# [MATERIAL PROVIDED]
•••••

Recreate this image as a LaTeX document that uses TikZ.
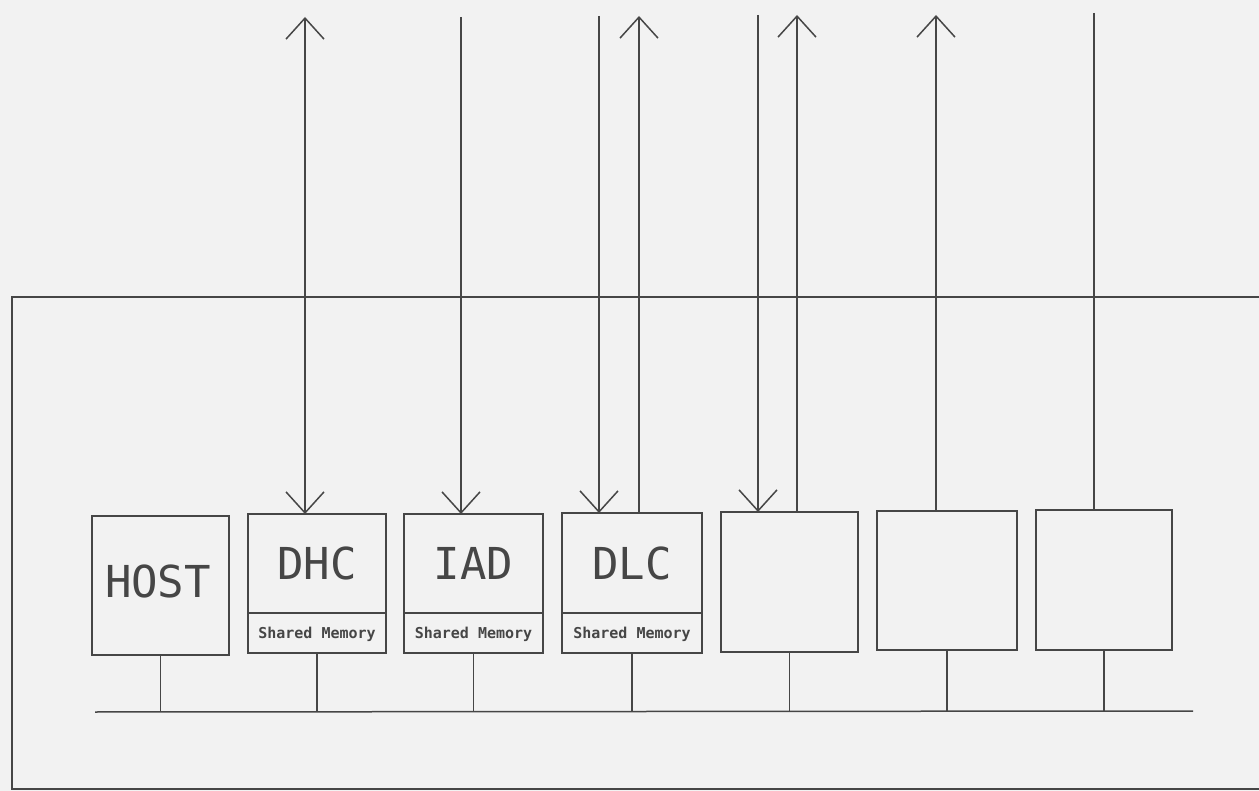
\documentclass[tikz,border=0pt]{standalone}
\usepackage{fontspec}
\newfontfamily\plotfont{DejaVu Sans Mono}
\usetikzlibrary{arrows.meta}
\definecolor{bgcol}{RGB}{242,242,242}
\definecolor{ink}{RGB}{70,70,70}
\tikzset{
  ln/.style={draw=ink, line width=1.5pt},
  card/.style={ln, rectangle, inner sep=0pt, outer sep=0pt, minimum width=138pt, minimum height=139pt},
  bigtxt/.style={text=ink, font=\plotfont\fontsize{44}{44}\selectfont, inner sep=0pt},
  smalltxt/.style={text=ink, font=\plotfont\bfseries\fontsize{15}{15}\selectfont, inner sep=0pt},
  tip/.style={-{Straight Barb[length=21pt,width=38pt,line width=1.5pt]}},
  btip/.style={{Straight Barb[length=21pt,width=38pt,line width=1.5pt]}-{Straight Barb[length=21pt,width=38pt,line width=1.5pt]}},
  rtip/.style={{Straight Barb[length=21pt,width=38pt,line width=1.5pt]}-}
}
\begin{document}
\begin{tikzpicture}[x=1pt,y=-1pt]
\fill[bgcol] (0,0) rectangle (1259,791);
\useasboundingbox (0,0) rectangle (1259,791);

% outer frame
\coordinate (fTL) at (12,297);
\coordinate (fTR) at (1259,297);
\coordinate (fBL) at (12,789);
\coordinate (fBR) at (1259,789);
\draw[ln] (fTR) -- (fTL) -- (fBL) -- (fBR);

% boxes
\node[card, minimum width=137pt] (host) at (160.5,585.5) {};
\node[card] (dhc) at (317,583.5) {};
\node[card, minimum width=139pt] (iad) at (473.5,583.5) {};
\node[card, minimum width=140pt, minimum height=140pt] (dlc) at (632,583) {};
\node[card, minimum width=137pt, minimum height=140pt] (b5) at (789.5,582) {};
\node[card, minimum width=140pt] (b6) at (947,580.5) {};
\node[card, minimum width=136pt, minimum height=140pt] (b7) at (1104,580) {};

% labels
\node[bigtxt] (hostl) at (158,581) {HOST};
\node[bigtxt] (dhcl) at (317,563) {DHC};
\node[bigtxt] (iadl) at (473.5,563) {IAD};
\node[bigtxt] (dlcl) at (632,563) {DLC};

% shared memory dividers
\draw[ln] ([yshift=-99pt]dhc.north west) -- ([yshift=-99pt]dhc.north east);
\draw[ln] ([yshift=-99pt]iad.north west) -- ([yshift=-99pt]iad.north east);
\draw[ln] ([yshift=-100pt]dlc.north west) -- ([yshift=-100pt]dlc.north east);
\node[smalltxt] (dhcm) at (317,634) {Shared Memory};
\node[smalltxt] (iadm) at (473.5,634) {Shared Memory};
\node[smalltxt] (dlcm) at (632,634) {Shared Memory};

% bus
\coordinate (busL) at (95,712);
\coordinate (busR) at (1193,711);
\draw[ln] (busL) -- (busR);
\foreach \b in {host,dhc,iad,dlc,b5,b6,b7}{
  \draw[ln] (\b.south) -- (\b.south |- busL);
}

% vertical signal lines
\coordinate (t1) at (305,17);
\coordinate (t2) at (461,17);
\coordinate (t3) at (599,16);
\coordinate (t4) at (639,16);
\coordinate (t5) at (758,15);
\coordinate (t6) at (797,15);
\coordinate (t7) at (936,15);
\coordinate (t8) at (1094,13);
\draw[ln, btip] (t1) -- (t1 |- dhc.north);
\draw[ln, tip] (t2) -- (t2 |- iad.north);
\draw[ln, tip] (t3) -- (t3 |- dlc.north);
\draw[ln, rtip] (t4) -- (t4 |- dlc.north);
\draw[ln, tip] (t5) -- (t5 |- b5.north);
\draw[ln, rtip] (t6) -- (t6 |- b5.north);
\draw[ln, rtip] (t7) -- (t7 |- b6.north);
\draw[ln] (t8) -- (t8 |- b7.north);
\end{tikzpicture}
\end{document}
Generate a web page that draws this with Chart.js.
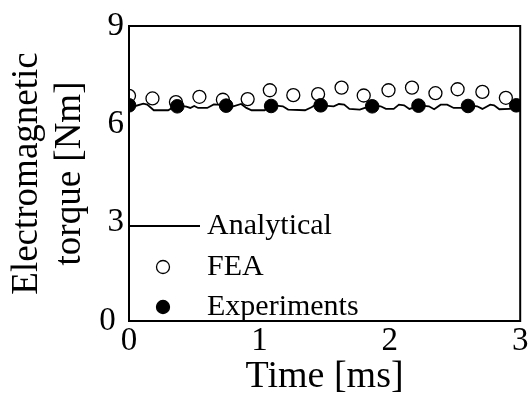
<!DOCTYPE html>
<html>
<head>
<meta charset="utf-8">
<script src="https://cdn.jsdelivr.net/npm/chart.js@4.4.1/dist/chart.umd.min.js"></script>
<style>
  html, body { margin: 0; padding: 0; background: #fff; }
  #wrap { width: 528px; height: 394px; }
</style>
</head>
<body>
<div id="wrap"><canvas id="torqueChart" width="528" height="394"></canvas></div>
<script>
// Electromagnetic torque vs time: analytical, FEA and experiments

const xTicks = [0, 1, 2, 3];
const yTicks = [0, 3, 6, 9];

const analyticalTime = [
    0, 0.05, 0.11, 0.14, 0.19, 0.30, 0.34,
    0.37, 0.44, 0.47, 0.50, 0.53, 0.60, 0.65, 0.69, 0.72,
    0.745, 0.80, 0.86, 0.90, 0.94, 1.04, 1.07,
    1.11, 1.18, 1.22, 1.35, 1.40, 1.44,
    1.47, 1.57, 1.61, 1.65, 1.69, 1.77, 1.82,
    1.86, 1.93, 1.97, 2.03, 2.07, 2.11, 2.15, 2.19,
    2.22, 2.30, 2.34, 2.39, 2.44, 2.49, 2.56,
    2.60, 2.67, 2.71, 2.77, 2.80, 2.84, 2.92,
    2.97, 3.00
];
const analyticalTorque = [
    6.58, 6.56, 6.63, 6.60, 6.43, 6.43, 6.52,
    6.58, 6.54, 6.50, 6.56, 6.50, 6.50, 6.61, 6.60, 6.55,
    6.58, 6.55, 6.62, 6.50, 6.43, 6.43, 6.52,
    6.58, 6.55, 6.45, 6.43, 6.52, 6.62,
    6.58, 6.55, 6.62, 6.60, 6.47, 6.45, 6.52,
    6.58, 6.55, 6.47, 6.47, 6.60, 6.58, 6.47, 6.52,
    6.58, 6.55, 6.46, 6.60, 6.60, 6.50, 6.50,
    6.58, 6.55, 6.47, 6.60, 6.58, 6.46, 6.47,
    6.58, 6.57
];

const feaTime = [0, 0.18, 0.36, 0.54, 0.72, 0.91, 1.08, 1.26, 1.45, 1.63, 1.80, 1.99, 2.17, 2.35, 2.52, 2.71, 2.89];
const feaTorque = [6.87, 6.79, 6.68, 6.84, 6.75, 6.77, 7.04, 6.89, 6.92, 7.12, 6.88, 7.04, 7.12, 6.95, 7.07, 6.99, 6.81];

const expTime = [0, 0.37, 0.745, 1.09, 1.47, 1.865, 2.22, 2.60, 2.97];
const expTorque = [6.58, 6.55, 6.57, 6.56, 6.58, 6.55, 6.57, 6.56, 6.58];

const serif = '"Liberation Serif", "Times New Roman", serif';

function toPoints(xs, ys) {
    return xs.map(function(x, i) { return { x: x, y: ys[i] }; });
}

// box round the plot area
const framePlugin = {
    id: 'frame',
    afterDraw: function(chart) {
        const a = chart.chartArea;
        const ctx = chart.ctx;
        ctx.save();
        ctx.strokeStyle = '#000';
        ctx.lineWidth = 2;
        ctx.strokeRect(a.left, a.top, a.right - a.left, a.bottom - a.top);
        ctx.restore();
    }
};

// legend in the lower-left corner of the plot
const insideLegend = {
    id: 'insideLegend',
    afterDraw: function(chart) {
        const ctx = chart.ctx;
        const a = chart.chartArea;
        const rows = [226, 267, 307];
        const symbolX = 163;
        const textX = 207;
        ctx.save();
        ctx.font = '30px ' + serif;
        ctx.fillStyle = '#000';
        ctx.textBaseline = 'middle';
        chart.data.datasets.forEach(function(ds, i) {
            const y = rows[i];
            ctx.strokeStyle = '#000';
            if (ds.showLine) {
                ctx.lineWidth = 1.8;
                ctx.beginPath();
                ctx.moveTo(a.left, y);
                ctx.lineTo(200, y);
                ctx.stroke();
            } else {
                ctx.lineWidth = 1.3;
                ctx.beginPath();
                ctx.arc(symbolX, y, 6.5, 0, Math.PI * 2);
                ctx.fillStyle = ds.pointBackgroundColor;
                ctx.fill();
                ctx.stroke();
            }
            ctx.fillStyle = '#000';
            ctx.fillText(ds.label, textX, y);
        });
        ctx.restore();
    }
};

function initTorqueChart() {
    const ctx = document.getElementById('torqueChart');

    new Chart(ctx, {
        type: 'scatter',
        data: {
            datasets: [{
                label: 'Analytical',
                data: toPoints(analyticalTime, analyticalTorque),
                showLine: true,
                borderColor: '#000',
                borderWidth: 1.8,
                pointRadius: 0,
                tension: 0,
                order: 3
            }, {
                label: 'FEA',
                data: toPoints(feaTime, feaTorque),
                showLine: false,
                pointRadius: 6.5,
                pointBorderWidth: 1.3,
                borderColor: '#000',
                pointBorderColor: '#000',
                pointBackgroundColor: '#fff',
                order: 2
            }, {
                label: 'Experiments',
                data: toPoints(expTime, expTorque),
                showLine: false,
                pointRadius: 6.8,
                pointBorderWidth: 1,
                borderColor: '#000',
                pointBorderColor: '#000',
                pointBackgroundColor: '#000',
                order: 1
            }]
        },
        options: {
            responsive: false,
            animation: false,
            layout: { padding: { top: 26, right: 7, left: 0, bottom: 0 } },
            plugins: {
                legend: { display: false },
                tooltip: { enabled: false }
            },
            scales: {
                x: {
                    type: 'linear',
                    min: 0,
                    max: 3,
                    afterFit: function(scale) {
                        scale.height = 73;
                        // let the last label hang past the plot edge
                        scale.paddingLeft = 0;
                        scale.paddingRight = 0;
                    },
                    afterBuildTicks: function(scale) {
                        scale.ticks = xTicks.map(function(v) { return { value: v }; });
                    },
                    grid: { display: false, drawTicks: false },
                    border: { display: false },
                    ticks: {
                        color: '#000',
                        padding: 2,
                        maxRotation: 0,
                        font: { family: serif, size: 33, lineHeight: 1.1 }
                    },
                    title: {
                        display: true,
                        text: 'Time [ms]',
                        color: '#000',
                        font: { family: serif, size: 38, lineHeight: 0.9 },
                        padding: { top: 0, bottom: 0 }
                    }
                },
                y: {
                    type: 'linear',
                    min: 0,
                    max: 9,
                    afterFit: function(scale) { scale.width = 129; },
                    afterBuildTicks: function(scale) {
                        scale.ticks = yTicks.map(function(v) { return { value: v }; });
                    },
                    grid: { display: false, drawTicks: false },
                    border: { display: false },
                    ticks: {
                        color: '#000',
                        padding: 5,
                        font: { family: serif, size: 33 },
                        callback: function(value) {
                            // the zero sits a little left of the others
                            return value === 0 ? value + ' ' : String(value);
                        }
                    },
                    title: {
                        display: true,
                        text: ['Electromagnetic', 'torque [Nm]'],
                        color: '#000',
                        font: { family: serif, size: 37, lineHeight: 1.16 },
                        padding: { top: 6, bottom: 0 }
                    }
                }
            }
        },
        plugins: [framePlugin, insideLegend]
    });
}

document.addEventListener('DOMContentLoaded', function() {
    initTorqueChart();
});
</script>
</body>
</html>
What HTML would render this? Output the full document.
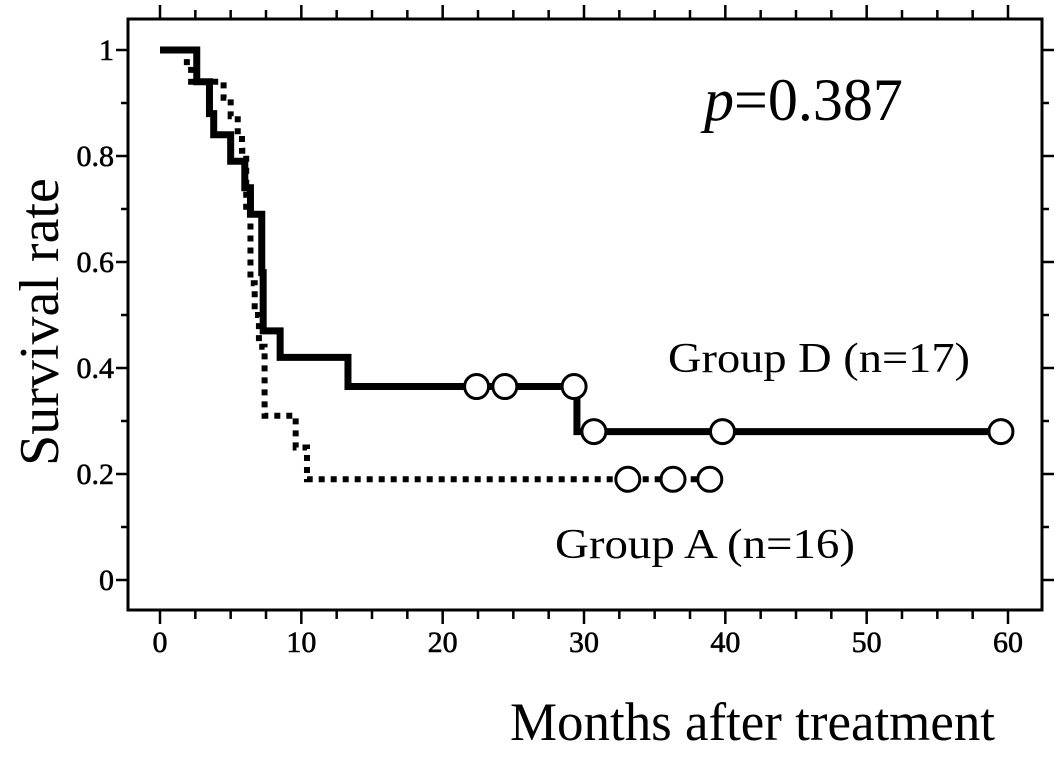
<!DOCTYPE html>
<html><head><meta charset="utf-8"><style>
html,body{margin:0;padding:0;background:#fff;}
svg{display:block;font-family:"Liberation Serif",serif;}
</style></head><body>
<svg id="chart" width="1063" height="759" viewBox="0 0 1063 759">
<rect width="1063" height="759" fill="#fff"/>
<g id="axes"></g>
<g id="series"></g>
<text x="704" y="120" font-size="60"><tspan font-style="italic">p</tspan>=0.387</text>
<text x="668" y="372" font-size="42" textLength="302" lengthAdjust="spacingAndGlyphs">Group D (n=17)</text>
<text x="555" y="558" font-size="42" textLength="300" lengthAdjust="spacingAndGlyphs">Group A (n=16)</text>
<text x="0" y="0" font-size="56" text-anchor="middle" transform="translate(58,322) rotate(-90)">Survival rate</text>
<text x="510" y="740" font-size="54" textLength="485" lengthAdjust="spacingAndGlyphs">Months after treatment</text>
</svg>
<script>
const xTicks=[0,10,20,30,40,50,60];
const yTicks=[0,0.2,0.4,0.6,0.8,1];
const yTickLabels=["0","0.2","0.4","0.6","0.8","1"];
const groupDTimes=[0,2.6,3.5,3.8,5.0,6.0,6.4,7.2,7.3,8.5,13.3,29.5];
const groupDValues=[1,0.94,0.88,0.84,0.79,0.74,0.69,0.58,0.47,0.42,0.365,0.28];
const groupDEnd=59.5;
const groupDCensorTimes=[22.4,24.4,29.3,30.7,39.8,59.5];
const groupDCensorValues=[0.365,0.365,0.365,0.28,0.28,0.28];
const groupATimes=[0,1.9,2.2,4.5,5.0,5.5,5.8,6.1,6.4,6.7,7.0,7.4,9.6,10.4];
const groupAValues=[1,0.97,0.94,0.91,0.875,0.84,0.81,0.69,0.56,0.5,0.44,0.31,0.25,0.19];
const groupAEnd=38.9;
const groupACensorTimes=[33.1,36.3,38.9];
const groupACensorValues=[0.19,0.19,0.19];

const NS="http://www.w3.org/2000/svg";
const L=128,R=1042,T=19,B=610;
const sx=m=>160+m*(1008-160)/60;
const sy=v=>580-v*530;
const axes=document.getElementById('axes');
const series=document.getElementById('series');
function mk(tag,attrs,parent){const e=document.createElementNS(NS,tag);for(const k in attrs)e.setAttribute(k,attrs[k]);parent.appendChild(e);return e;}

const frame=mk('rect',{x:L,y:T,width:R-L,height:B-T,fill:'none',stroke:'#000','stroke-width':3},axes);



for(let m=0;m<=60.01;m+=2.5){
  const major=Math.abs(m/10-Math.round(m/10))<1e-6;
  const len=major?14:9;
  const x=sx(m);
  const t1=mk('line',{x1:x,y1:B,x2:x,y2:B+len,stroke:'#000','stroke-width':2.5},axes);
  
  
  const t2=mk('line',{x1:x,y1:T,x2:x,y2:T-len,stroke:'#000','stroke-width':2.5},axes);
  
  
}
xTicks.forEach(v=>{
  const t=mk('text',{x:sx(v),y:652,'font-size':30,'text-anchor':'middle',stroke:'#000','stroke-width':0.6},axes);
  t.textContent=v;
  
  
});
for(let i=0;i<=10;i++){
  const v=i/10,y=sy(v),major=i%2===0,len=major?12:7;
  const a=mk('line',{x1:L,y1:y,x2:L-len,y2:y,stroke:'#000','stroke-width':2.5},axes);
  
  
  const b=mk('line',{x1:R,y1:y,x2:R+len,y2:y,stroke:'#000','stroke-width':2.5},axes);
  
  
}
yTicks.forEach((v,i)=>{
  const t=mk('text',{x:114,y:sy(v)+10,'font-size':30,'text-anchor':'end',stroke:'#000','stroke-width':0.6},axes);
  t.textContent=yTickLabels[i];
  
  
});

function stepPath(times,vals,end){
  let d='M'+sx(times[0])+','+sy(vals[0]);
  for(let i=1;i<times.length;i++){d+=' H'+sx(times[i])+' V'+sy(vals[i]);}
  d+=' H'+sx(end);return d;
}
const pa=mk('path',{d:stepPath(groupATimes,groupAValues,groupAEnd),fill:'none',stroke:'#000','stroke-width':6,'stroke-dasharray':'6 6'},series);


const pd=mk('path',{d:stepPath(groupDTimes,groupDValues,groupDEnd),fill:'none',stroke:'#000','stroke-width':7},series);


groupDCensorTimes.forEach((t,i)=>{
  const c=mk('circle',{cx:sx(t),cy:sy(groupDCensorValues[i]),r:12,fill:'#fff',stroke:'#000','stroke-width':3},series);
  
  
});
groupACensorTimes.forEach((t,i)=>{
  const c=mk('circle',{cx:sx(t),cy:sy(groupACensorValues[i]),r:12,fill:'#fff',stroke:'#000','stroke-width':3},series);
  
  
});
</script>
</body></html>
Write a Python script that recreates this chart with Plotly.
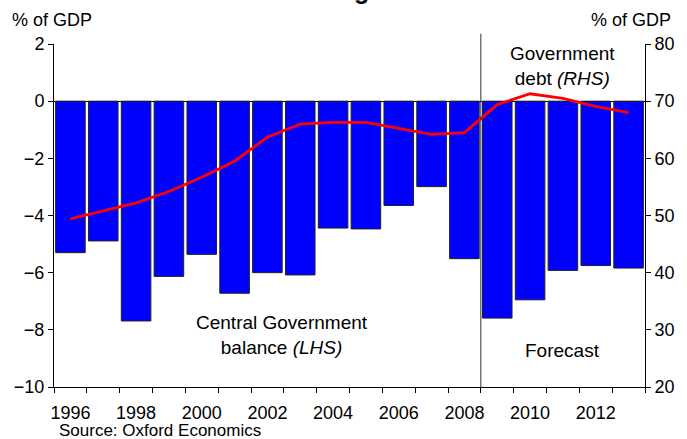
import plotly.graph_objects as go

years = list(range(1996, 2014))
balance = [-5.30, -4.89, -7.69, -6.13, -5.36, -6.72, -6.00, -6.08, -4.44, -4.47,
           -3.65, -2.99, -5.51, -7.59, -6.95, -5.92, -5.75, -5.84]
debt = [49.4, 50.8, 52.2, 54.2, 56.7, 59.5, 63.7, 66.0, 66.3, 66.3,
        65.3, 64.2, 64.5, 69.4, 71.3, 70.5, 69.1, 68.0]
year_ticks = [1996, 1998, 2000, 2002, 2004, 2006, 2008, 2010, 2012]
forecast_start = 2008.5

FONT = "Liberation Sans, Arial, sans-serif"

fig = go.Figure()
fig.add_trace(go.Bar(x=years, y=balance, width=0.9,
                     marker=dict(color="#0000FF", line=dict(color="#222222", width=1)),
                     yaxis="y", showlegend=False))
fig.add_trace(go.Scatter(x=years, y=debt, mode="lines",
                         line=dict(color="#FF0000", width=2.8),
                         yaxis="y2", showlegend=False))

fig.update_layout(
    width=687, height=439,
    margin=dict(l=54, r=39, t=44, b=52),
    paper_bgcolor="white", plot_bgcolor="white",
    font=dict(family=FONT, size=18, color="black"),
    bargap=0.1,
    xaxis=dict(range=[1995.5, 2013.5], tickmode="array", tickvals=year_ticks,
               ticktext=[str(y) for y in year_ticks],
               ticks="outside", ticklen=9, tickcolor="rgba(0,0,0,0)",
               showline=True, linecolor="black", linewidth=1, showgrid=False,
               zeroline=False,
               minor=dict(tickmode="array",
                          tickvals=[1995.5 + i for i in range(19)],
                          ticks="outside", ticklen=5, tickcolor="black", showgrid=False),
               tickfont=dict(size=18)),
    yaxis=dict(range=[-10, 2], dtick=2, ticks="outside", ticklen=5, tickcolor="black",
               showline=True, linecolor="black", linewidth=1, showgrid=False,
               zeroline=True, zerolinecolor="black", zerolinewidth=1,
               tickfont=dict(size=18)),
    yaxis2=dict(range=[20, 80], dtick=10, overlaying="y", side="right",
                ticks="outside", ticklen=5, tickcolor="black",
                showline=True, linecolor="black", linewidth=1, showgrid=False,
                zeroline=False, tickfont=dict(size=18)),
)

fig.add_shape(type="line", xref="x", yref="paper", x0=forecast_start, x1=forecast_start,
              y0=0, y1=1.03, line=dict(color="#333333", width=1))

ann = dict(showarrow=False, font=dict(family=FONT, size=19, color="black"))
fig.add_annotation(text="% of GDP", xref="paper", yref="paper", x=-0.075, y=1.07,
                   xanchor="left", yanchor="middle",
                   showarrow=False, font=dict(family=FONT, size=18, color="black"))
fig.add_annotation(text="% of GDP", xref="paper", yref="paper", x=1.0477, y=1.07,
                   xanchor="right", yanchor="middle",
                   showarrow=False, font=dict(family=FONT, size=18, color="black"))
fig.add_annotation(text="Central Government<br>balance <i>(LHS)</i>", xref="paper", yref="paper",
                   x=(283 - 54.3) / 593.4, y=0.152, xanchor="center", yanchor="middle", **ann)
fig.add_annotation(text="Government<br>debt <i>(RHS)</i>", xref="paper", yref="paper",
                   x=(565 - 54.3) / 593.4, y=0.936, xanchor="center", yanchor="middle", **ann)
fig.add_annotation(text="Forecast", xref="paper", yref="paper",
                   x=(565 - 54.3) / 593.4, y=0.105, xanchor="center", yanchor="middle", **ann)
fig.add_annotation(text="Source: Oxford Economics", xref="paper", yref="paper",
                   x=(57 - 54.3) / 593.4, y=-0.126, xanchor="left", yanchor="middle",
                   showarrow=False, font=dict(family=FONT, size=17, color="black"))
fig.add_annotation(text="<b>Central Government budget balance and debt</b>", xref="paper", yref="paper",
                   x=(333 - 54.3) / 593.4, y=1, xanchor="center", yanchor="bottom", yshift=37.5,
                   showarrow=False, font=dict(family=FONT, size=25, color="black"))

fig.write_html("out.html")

•••••

# [REQUIREMENT]
Give back exactly the lines from the one that holds "Generate a web" to the one that holds "const yTicks = [0, 3, 6, 9];", with both ends and without the images.

# [WRITTEN SOLUTION]
Generate a web page that draws this with Chart.js.
<!DOCTYPE html>
<html>
<head>
<meta charset="utf-8">
<script src="https://cdn.jsdelivr.net/npm/chart.js@4.4.1/dist/chart.umd.min.js"></script>
<style>
  html, body { margin: 0; padding: 0; background: #fff; }
  #wrap { width: 528px; height: 394px; }
</style>
</head>
<body>
<div id="wrap"><canvas id="torqueChart" width="528" height="394"></canvas></div>
<script>
// Electromagnetic torque vs time: analytical, FEA and experiments

const xTicks = [0, 1, 2, 3];
const yTicks = [0, 3, 6, 9];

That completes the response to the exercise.